Und seit fünf Jahren die "Vinzirast-mittendrin": Die "Uni brennt"-Bewegung 2009 hatte Studierende und Obdachlose nähergebracht, zwei Studenten hatten dann nahe der Uni Wien ein leer stehendes Haus entdeckt und einen Bittbrief an Hans Peter Haselsteiner geschickt. Der leitete ihn an Corti weiter: Wenn ihr Verein die Verantwortung übernehme, würde er den Kauf ermöglichen. Ergebnis: Seit 2013 leben dort Studierende und ehemals Obdachlose in zehn Wohngemeinschaften, arbeiten miteinander in drei Werkräumen und lernen voneinander, ganz nach dem Lebensprinzip Cortis: "Leben in Gemeinschaft kann heilen."
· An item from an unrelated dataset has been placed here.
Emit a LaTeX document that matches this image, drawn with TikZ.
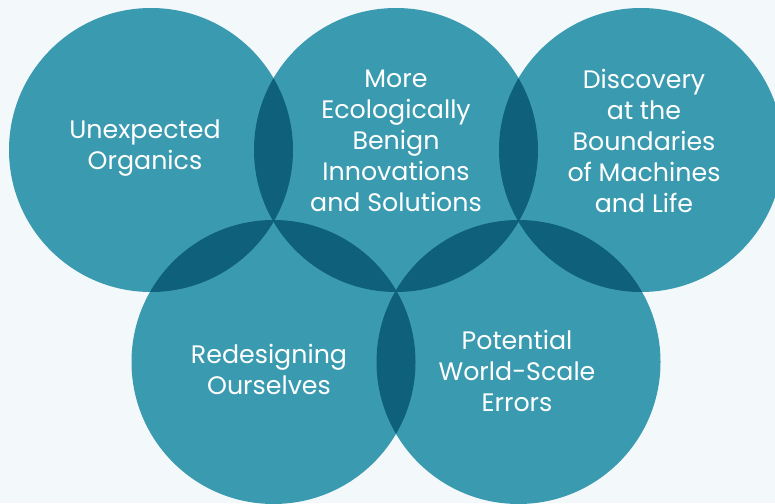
\documentclass[tikz,border=0pt]{standalone}
\usepackage{fontspec}
\setmainfont{Poppins}
\definecolor{bgc}{HTML}{F3F8FB}
\definecolor{teal}{HTML}{3A9BB0}
\definecolor{deep}{HTML}{0F607A}
\begin{document}
\begin{tikzpicture}[x=1pt,y=-1pt,
  lbl/.style={text=white,align=center,font=\fontsize{25.3}{31}\selectfont,inner sep=0pt}]
\fill[bgc] (0,0) rectangle (775,503);
\useasboundingbox (0,0) rectangle (775,503);
\begin{scope}
\clip (0,0) rectangle (775,503);
\def\R{142}
\coordinate (tl) at (151,150);
\coordinate (tm) at (396,150);
\coordinate (tr) at (641,150);
\coordinate (bl) at (273.5,362);
\coordinate (br) at (518.5,362);
\foreach \c in {tl,tm,tr,bl,br}{\fill[teal] (\c) circle (\R);}
\foreach \a/\b in {tl/tm,tm/tr,tl/bl,tm/bl,tm/br,tr/br,bl/br}{
  \begin{scope}\clip (\a) circle (\R); \fill[deep] (\b) circle (\R);\end{scope}}
\end{scope}
\node[lbl] (t1) at (145,148.5) {Unexpected\\Organics};
\node[lbl] (t2) at (396,141) {More\\Ecologically\\Benign\\Innovations\\and Solutions};
\node[lbl] (t3) at (644,141) {Discovery\\at the\\Boundaries\\of Machines\\and Life};
\node[lbl] (t4) at (269,369) {Redesigning\\Ourselves};
\node[lbl] (t5) at (517,371) {Potential\\World-Scale\\Errors};
\end{tikzpicture}
\end{document}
Peter Pelinka geht für News jede Woche "auf einen Kaffee" mit interessanten Zeitgenossen und Zeitgenossinnen.

© Heinz Stephan Tesarek

Cecily Corti

77, geboren in Wien, aufgewachsen in Slowenien, erlebte Flucht und Vertreibung in ihrer Kindheit. Mit 24 Jahren heiratete sie den Kulturjournalisten und Regisseur Axel Corti, mit dem sie drei Söhne bekam. Als Obfrau der Vinzenzgemeinschaft St. Stephan (Konto IBAN AT581200051413533033) leitet sie mehrere Einrichtungen für Obdachlose. Mit Peter Pelinka sprach sie im "Vinzirast-Lokal mittendrin".